• **Source excerpt**:
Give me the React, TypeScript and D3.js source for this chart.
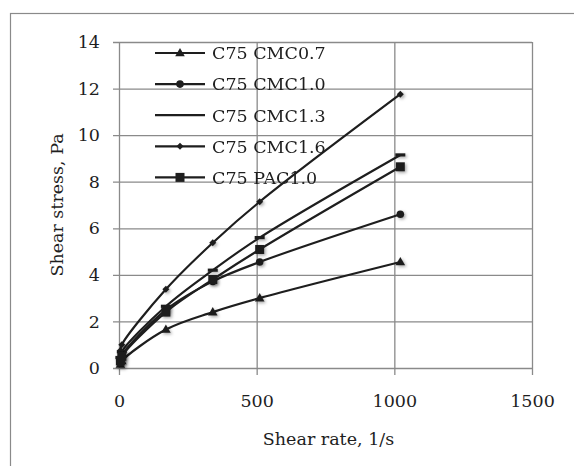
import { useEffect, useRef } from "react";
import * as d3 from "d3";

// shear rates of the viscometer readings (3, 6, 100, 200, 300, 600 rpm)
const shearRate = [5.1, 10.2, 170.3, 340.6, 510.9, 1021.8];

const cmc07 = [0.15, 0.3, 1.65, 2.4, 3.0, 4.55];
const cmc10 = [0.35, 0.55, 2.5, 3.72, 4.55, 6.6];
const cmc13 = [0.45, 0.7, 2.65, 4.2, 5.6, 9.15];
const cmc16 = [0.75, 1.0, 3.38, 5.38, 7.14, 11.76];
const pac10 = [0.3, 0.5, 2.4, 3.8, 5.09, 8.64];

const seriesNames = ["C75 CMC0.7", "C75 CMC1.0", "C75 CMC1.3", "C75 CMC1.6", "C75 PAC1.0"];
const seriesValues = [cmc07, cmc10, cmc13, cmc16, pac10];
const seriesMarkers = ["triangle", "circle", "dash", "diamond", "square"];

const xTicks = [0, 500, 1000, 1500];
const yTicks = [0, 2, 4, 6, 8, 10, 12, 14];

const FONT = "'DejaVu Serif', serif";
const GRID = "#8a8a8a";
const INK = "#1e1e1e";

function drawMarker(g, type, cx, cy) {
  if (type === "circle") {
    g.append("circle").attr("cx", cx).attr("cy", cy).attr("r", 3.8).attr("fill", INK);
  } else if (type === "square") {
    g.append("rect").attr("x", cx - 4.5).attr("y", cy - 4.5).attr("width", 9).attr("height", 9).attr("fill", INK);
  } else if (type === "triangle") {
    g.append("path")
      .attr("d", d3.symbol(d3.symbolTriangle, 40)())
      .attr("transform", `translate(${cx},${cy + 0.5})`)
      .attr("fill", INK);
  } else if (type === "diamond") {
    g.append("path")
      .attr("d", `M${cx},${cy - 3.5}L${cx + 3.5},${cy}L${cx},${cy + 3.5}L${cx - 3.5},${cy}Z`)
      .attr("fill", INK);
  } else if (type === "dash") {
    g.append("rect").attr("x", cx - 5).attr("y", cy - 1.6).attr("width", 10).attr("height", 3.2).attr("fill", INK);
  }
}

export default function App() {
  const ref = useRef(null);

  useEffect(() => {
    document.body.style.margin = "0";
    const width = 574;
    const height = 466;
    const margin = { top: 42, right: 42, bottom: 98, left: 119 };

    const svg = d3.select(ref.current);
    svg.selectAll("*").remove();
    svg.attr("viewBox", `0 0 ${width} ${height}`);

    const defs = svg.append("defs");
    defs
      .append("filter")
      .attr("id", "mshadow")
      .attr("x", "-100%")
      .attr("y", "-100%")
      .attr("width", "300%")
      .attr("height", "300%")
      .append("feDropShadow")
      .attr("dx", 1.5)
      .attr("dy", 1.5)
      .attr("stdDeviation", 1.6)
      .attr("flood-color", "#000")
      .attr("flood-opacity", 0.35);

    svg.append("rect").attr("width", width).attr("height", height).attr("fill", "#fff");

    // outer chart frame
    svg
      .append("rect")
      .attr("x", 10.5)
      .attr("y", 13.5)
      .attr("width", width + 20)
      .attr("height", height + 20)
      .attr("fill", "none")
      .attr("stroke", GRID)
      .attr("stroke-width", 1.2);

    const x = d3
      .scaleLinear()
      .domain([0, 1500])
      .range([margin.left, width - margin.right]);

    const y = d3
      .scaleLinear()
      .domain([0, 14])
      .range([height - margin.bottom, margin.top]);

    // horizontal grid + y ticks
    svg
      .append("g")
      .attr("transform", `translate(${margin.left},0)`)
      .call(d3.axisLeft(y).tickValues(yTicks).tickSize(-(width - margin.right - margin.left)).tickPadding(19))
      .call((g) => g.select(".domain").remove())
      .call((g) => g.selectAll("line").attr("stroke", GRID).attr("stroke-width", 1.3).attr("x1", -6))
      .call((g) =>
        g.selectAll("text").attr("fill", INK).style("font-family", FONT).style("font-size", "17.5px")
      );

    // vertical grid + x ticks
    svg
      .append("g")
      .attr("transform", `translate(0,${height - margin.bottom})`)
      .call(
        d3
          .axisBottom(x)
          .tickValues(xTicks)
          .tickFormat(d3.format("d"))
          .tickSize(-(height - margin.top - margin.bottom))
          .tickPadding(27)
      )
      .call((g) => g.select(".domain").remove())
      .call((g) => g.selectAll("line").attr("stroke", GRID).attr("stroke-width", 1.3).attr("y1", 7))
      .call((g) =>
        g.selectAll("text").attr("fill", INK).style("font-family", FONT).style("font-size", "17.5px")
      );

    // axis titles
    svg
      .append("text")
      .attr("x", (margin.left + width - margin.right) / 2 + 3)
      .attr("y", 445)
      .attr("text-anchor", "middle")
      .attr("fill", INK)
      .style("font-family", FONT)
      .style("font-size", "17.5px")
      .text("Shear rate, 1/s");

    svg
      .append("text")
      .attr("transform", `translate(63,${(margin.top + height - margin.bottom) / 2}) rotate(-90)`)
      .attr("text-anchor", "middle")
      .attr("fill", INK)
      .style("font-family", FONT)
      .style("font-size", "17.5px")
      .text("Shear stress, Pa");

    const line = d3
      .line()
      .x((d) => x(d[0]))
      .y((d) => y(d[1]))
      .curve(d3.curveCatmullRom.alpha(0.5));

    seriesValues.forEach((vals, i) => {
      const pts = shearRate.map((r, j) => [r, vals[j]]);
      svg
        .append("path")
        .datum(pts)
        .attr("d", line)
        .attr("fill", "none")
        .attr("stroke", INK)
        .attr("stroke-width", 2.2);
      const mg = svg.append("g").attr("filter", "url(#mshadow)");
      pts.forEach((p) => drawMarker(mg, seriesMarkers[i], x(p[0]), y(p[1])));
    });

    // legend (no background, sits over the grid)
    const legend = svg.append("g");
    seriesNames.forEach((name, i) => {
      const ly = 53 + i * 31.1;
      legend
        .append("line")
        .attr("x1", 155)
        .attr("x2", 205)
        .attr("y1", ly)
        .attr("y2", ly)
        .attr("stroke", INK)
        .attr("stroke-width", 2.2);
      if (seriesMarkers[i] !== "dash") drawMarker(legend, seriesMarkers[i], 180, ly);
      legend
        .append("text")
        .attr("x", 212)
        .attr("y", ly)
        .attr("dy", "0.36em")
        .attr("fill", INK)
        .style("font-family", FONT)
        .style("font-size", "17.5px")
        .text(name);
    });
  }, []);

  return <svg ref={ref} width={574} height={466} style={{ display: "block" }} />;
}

• **Given instruction**:
Leave the pictures out and reproduce exactly the lines from the top of the listing above through the line with "const shearRate = [5.1, 10.2, 170.3, 340.6, 510.9, 1021.8];".

• **Finished exercise**:
Give me the React, TypeScript and D3.js source for this chart.
import { useEffect, useRef } from "react";
import * as d3 from "d3";

// shear rates of the viscometer readings (3, 6, 100, 200, 300, 600 rpm)
const shearRate = [5.1, 10.2, 170.3, 340.6, 510.9, 1021.8];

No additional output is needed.